Self-organisation with Aggregate Computing: A Reflection Under the Lenses of Multi-agent Systems Engineering
Abstract
In multi-agent systems research, large-scale is traditionally addressed by bio-inspired self-organisation: starting from the paradigmatic case of ant colonies, potentially myriads of agents can be designed to bring about global complex behaviour by simple individual tasks and local interactions, by emergence. With that inspiration, the research on aggregate computing developed a theoretical and programming framework to express and engineer resilient collective behaviour in a compositional and declarative fashion, completely abstracting from population size and shape.

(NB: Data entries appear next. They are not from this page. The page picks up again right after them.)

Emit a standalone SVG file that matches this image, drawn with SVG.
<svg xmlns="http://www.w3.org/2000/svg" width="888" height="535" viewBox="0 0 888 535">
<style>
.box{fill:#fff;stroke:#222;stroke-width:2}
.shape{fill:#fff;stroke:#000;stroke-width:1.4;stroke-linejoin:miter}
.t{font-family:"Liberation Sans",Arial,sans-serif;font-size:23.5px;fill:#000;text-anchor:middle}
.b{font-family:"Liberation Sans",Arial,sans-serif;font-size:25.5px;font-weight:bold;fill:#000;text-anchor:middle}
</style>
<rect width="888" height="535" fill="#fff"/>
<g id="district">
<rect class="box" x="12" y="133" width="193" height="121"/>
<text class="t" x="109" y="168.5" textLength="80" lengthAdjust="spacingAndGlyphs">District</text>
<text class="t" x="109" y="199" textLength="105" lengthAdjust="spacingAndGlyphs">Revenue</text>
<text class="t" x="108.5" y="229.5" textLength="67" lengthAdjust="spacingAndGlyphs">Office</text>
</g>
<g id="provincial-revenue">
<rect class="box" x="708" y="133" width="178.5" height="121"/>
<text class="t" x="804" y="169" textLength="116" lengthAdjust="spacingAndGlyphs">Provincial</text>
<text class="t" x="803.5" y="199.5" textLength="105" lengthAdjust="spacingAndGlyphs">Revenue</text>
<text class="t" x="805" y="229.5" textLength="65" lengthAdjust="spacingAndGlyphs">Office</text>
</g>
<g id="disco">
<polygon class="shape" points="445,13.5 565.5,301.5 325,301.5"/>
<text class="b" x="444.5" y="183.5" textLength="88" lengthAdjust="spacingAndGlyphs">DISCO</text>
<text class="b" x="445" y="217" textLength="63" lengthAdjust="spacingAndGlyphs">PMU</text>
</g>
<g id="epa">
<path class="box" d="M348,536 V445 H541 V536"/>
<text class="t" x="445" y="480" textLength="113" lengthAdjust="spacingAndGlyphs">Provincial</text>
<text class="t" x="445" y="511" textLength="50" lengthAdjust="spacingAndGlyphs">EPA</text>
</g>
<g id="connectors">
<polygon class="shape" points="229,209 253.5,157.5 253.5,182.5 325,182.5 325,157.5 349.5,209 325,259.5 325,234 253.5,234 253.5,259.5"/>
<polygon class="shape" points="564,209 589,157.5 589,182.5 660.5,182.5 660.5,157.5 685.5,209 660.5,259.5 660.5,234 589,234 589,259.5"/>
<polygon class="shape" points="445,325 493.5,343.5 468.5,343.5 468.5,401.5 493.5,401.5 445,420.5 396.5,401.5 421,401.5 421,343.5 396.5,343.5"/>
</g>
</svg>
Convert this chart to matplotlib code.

This grounds on previous work on co-fields for agent coordination, macro-languages for amorphous computing, and environment design for multi-agent systems, and culminated in the field calculus computing model, novel programming languages, and libraries for complex and distributed situation recognition, swarm behaviour, agent-assisted crowd engineering, and the like. Overall, after a decade, several results have been provided in the area of coordination, programming languages, distributed algorithms and platforms, and self-adaptive and self-organising systems. In this chapter we seek to pave the way for bringing some of such results back to the agent community. We overview such results and elaborate on how they can provide contributions and research perspectives to traditional multi-agent systems research threads, especially in the design of distributed digital signs for environment-mediated agent coordination, collective plans for agents and swarms, and reinforcement learning frameworks for many-agent systems.